The long New York Jets nightmare of a season is now over, and team owner Woody Johnson is hopeful to put behind him more drama than MTV's "The Hills." Not that we would know.
The Jets endured a disappointing 8-8 season after an offseason spent retaining the core that made consecutive AFC championship game appearances. But after a 2-3 start, the Jets began to splinter with teammates calling each other out in the media and wide receiver Derrick Mason being shipped out to the Houston Texans in what appeared to be a move to make him the team's scapegoat.
Then on Wednesday night, on Showtime's "Inside the NFL," the usually even-tempered LaDainian Tomlinson called the Jets locker room "as bad as I've been around."
"And I've been around some locker rooms and quarterback-receiver situations and what-not, but it was as bad as I've been around," Tomlinson said.
But predictably, Johnson came to the defense of his team and the management decisions that brought in players with questionable character in an effort to make the team's first Super Bowl appearance in over four decades. Johnson told the media on Thursday he "didn't feel a toxicity in the locker room" and disagreed with Tomlinson's characterizations.
"A locker room is kind of like alchemy, putting it together. You have to put it together. You hope that the leaders like LaDainian take charge and squash some of these conflicts that arise. That kind of leadership you need. I know LaDainian. I know him pretty well; I know that he probably tried to do it. He's a very honorable guy, a tremendous player and a tremendous person," Johnson said.

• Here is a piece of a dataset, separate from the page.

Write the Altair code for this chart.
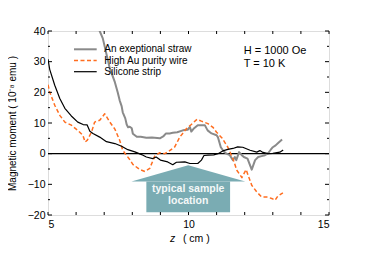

"Losing the way we [did], winning eight games and not making the playoffs is frustrating. It's frustrating for LaDainian, who is a Hall of Famer, and it's frustrating for the 53rd guy. It's just none of these guys that make it to this level are used to losing and that has its own repercussions."
Johnson said that wide receiver Santonio Holmes, who after getting into a fourth-quarter fight in the huddle was benched during the regular-season finale loss in Miami, will return to the team. Holmes signed a five-year, $50 million dollar deal with the team this past August but had the lowest reception number of his career while making enemies with his unfiltered mouth.
Driven out of Pittsburgh as a cancer, Holmes showed a similar mood with the Jets and was critical of quarterback Mark Sanchez throughout the season, even as Sanchez showed limited improvement from his previous two NFL seasons. The long-term deal is not something Johnson regrets giving to Holmes.
"He's a great receiver that won us a lot of games. He and Mark and the team will be successful in the future," Johnson said. "That's what you pay for people that have a lot of talent in the reception business."
Sanchez was blamed for a stagnant offense that ranked in the bottom third of the league this year in total offense. He, along with offensive coordinator Brian Schottenheimer, were lambasted by fans for the subpar numbers. Rumors have begun to circulate that Peyton Manning, who appears on his way out of the Indianapolis Colts, could be headed to New York.
While Johnson defended his young quarterback, whom the Jets traded up to take with the No. 5 selection in the 2009 NFL draft and called him "our guy," Johnson didn't downplay any Manning rumors. The Jets owner would like to see Sanchez pushed and competition at starter, something that was a complaint by unnamed players following the season.
"He has to have someone breathing on his back," Johnson said. "I think you could maybe argue that, but these guys aren't that easy to find that can go in and step in for a starting quarterback if you want to win games."